If there's something that you don't like, but you're able to accept it reluctantly, say "I can tolerate ___":

A: Do you eat shrimp?

B: I can tolerate it, but I don't love it.

I can tolerate a long commute as long as I'm able to get a seat on the train.

When you use the word "tolerate in a negative sense, though, it has a stronger meaning. You use "can't tolerate ___" to talk about things that you not only dislike, but also make you angry:

I can not tolerate laziness.

I can't tolerate people who brag.

As in these examples, "can't tolerate ___" often describes people's behavior.

as long as (clause)

Use "as long as..." to say that something is OK, but only under certain conditions. For example:

A: Can you come out with us?

B: OK, I'll go, as long as you promise not to make me dance.

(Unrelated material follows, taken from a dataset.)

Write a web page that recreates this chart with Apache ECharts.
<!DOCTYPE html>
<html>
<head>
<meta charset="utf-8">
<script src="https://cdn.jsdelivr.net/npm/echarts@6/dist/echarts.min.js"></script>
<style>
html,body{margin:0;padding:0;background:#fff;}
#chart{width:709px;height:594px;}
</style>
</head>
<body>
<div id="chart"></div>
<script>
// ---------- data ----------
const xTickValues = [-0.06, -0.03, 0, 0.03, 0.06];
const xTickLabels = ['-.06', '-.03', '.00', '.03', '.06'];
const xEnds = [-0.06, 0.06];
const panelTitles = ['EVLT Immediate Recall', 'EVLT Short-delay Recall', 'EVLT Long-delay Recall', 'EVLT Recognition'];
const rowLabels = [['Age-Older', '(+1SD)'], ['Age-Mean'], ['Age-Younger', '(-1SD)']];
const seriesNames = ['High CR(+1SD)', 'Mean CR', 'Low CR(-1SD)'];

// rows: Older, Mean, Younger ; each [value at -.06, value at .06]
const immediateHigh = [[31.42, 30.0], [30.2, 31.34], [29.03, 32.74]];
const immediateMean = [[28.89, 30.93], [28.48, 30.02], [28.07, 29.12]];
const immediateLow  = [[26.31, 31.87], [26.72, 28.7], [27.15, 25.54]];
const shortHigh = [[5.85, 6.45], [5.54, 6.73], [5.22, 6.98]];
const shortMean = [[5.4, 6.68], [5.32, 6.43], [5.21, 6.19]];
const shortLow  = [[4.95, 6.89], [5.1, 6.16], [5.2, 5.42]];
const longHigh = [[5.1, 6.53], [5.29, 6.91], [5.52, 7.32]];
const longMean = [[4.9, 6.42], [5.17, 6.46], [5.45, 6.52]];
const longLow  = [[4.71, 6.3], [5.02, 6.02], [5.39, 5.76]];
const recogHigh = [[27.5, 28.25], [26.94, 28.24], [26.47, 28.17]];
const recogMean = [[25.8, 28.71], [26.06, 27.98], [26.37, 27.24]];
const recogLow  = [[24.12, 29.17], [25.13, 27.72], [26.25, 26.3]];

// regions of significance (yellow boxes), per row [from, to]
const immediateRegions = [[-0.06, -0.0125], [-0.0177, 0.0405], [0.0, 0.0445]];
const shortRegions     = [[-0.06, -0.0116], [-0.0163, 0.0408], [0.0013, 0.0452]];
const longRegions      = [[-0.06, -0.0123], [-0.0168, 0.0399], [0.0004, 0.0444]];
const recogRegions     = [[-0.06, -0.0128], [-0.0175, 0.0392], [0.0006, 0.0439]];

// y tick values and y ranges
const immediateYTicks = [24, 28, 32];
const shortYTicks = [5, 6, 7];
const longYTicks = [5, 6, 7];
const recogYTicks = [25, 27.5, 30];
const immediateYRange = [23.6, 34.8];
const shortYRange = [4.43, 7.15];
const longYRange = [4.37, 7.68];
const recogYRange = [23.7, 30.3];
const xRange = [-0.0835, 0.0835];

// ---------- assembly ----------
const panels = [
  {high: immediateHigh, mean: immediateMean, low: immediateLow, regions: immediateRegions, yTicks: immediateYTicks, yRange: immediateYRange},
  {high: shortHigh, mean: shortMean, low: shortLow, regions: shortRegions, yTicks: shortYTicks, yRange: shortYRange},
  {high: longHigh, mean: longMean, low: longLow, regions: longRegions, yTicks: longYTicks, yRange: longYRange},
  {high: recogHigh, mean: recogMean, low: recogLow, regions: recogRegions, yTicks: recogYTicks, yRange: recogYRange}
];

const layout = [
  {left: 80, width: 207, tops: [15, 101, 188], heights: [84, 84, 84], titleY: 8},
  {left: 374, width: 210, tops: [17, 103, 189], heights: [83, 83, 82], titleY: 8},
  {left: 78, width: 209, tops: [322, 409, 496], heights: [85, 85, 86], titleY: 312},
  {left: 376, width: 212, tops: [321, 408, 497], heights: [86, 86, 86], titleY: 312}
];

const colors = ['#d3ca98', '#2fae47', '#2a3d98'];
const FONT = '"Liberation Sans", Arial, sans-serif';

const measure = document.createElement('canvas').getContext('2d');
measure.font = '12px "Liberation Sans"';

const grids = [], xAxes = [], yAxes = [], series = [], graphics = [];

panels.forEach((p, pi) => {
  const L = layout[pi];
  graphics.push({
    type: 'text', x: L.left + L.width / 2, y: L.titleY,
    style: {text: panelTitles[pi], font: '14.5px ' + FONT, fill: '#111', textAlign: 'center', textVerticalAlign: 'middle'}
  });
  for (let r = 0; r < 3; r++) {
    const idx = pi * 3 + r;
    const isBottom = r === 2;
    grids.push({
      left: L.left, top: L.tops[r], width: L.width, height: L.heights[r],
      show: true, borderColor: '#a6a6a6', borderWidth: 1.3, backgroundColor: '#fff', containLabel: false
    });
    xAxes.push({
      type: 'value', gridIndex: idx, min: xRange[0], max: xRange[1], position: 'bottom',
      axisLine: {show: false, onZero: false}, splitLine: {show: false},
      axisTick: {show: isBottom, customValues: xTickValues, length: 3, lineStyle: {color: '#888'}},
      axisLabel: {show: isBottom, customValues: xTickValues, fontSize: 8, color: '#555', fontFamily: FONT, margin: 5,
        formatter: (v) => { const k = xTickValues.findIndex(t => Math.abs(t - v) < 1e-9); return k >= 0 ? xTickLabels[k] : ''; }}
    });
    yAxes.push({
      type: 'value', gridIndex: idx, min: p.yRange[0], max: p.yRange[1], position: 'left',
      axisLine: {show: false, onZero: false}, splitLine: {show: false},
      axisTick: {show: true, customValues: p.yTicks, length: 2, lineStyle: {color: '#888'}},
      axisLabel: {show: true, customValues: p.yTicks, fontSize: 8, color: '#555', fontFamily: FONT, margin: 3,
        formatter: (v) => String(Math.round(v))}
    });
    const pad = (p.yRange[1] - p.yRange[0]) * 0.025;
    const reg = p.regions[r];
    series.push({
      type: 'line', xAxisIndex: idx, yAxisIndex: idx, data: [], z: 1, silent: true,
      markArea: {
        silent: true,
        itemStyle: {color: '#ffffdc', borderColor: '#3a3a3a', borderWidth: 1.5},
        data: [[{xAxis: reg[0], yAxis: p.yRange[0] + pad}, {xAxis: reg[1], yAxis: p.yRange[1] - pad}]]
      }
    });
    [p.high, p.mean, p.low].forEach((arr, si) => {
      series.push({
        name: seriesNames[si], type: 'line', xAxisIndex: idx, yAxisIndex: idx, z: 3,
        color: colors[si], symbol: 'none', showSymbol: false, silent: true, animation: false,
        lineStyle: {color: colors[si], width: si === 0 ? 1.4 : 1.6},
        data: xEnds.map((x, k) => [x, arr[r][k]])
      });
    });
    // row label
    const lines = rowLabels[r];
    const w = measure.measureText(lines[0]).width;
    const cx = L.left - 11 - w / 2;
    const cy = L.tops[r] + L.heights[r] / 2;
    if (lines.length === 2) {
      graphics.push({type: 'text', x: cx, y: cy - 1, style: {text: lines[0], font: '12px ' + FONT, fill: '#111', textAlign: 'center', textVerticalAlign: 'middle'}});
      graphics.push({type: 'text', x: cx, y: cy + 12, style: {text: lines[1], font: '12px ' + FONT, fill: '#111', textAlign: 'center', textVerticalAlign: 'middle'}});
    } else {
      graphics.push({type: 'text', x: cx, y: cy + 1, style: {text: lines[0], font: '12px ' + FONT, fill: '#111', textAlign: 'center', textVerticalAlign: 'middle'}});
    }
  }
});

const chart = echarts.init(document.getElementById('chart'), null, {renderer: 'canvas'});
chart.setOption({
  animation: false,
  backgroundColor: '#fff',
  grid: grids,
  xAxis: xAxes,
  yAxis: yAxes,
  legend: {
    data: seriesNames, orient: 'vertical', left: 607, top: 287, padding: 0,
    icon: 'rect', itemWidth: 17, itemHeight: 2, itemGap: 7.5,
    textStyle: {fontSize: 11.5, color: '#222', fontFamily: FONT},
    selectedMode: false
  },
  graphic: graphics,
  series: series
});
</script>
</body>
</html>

This means that Person B will go out with Person A, only if Person A does not make Person B dance.

"As long as" can often be replaced with "if":

I don't really mind dating a smoker, as long as they don't smoke indoors.

I don't really mind dating a smoker if they don't smoke indoors.

But there are a lot of cases where "if" is OK but "as long as" isn't:

If you want something to drink, go get it yourself!

I'm not paying him if he doesn't do a good job.

on (a train / subway / bus)

When you're talking about riding public transportation (trains, subways, buses, airplanes), use "on", not "in". For example, you can say this to someone who calls you on your mobile phone:

I can't talk right now. I'm on the train.